Foi o que Portugal fez enquanto Potência Administrante de Timor-Leste, ocupado pela Indonésia, até à organização do referendo que viria a consagrar a independência da antiga colónia portuguesa.
E não poderia ser de outra maneira. A lição do 25 de Abril, ao fim de séculos de exploração colonial, de 48 anos de ditadura e de 13 anos de guerra em três frentes africanas, ficou clara no Artigo 7º da Constituição da República Portuguesa: «3. Portugal reconhece o direito dos povos à autodeterminação e independência e ao desenvolvimento, bem como o direito à insurreição contra todas as formas de opressão.»
A recente visita do Secretário-geral da Frente POLISARIO e Presidente da República Árabe Saharaui Democrática (RASD), Brahim Ghali, à Irlanda, durante a qual foi oficialmente recebido pelo seu homólogo em Dublin (ver outro artigo neste boletim), é inspiradora. A Irlanda foi um dos aliados europeus mais importantes de Portugal na questão de Timor-Leste, juntar convicções e forças é um princípio básico da diplomacia.

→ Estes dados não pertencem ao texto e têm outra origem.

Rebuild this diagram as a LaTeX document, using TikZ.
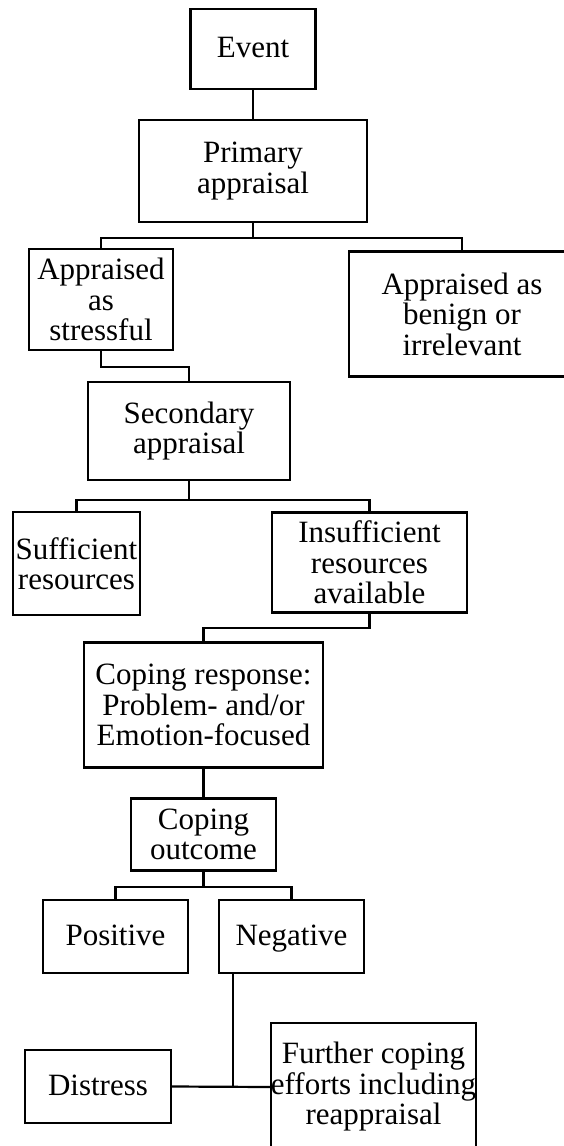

Em breve será conhecido o sentido da sentença final do Tribunal de Justiça da União Europeia relativa aos acordos comerciais entre a UE e Marrocos. Se, como se espera, seguir os três veredictos anteriores (2016, 2018, 2021), não haverá como escapar ao reconhecimento de que Marrocos e o Sahara Ocidental são dois territórios «distintos e separados».

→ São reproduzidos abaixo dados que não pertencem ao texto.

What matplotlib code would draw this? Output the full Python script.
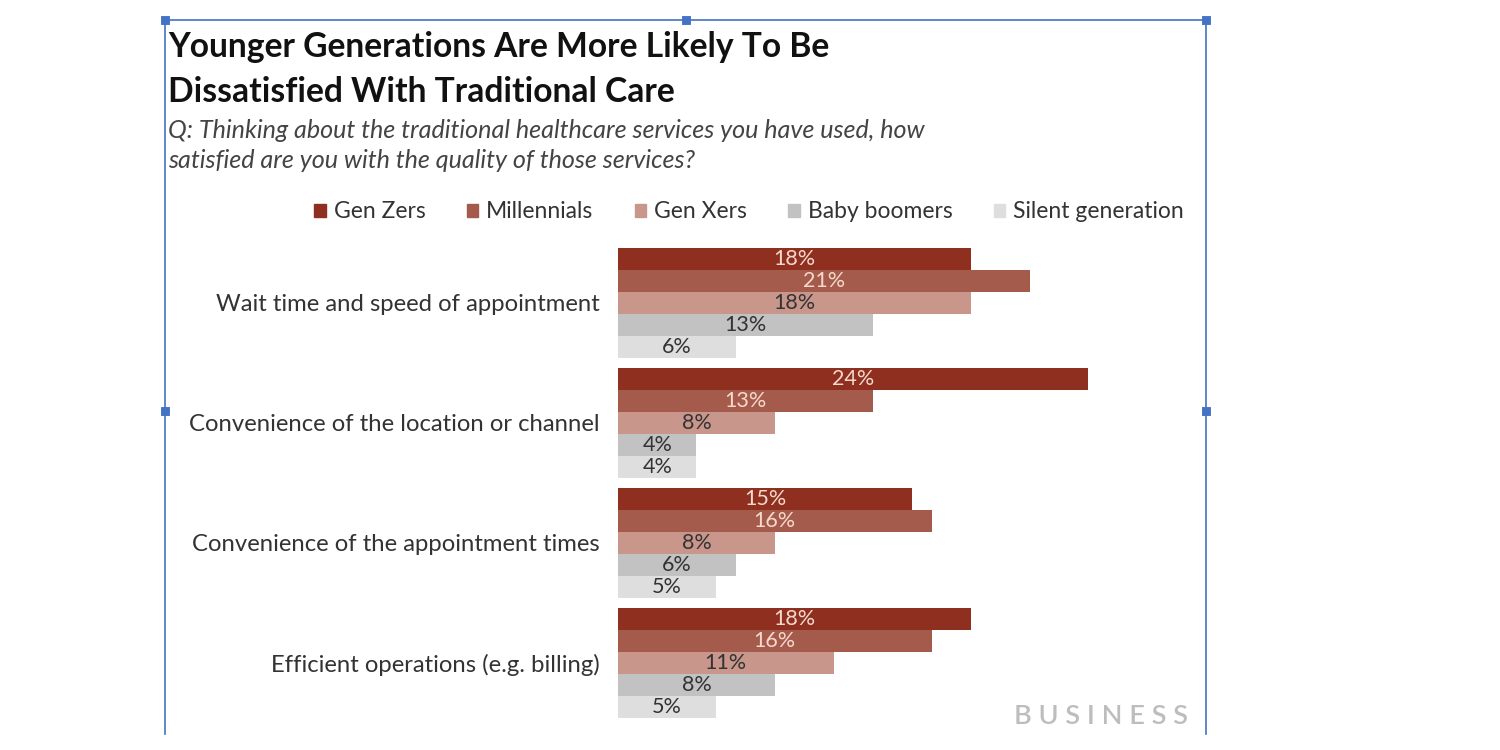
import matplotlib
matplotlib.use("Agg")
import matplotlib.pyplot as plt
from matplotlib.patches import Rectangle
from matplotlib.lines import Line2D

categories = [
    "Wait time and speed of appointment",
    "Convenience of the location or channel",
    "Convenience of the appointment times",
    "Efficient operations (e.g. billing)",
]
series_names = ["Gen Zers", "Millennials", "Gen Xers", "Baby boomers", "Silent generation"]
gen_zers = [18, 24, 15, 18]
millennials = [21, 13, 16, 16]
gen_xers = [18, 8, 8, 11]
baby_boomers = [13, 4, 6, 8]
silent_generation = [6, 4, 5, 5]
series_values = [gen_zers, millennials, gen_xers, baby_boomers, silent_generation]

colors = ["#8E2F1F", "#A55B4B", "#C9968C", "#C2C2C2", "#DEDEDE"]
label_colors = ["#F6D9CC", "#F6D9CC", "#333333", "#333333", "#333333"]

FONT = ["Lato", "DejaVu Sans"]
plt.rcParams["font.family"] = FONT

W, H = 1500, 750
fig = plt.figure(figsize=(15, 7.5), dpi=100)
fig.patch.set_facecolor("white")

def fx(px):
    return px / W

def fy(py):
    return 1 - py / H

# axes: x=0 at px 618, 19.6 px per percent
ax_left, ax_right = 618, 1166
ax_top, ax_bot = 240, 730
ax = fig.add_axes([fx(ax_left), fy(ax_bot), (ax_right - ax_left) / W, (ax_bot - ax_top) / H])
xmax = (ax_right - ax_left) / 19.6
ax.set_xlim(0, xmax)
unit = 120.0
g0 = 302.5
ax.set_ylim((ax_bot - g0) / unit, (ax_top - g0) / unit)

bh = 22.0 / unit
for j, (vals, c, lc) in enumerate(zip(series_values, colors, label_colors)):
    ys = [i + (j - 2) * bh for i in range(len(categories))]
    bars = ax.barh(ys, vals, height=bh, color=c, edgecolor="none")
    for b, v in zip(bars, vals):
        ax.text(b.get_width() / 2, b.get_y() + b.get_height() / 2 + 0.005, f"{v}%",
                ha="center", va="center", fontsize=15.5, color=lc)

ax.set_yticks(range(len(categories)))
ax.set_yticklabels(categories, fontsize=17.2, color="#333333")
ax.tick_params(axis="y", length=0, pad=13)
ax.set_xticks([])
for s in ax.spines.values():
    s.set_visible(False)

# Title and subtitle
fig.text(fx(168), fy(47), "Younger Generations Are More Likely To Be", fontsize=24.2,
         fontweight="bold", color="#111111", va="center", ha="left")
fig.text(fx(168), fy(92), "Dissatisfied With Traditional Care", fontsize=24.2,
         fontweight="bold", color="#111111", va="center", ha="left")
fig.text(fx(168), fy(131), "Q: Thinking about the traditional healthcare services you have used, how",
         fontsize=18.1, style="italic", color="#444444", va="center", ha="left")
fig.text(fx(168), fy(161), "satisfied are you with the quality of those services?",
         fontsize=18.1, style="italic", color="#444444", va="center", ha="left")

# Legend
handles = [Rectangle((0, 0), 1, 1, color=c) for c in colors]
leg = fig.legend(handles, series_names, loc="center right", bbox_to_anchor=(fx(1184), fy(212)),
                 ncol=5, frameon=False, fontsize=16.5, handlelength=0.5, handleheight=0.5,
                 handletextpad=0.35, columnspacing=1.8, borderaxespad=0, borderpad=0)
for t in leg.get_texts():
    t.set_color("#333333")

# watermark
fig.text(fx(1188), fy(717), "B U S I N E S S", fontsize=19.5, color="#BDBDBD",
         ha="right", va="center", fontweight="semibold")

# selection frame
blue = "#4472C4"
fig.add_artist(Line2D([fx(165), fx(1206)], [fy(20), fy(20)], color=blue, lw=1.2))
fig.add_artist(Line2D([fx(165), fx(165)], [fy(20), fy(734)], color=blue, lw=1.2))
fig.add_artist(Line2D([fx(1206), fx(1206)], [fy(20), fy(734)], color=blue, lw=1.2))
hs = 10
for (hx, hy) in [(165, 20), (686, 20), (1206, 20), (165, 411), (1206, 411)]:
    fig.add_artist(Rectangle((fx(hx - hs / 2), fy(hy + hs / 2)), hs / W, hs / H,
                             facecolor=blue, edgecolor="white", lw=0.8,
                             transform=fig.transFigure))

fig.savefig("out.png", dpi=100, facecolor="white")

Falta encontrar a solução negocial que promova a criação de dois Estados vizinhos, colaborativos e dinâmicos no relançamento de uma região com cada vez maior bem-estar para as suas populações e com voz no panorama mundial.
«Sempre achei que Portugal, pelas suas características próprias, mas também pela qualidade da sua diplomacia, poderia apostar mais num papel activo na área da mediação de conflitos e de negociações no âmbito de processos de paz, reforçando assim a sua projecção internacional como contribuinte líquido para a paz.» (Jorge Sampaio, no Posfácio de «O Negociador: revelações diplomáticas sobre Timor-Leste (1997-1999)», de Bárbara Reis e Fernando d’Oliveira Neves).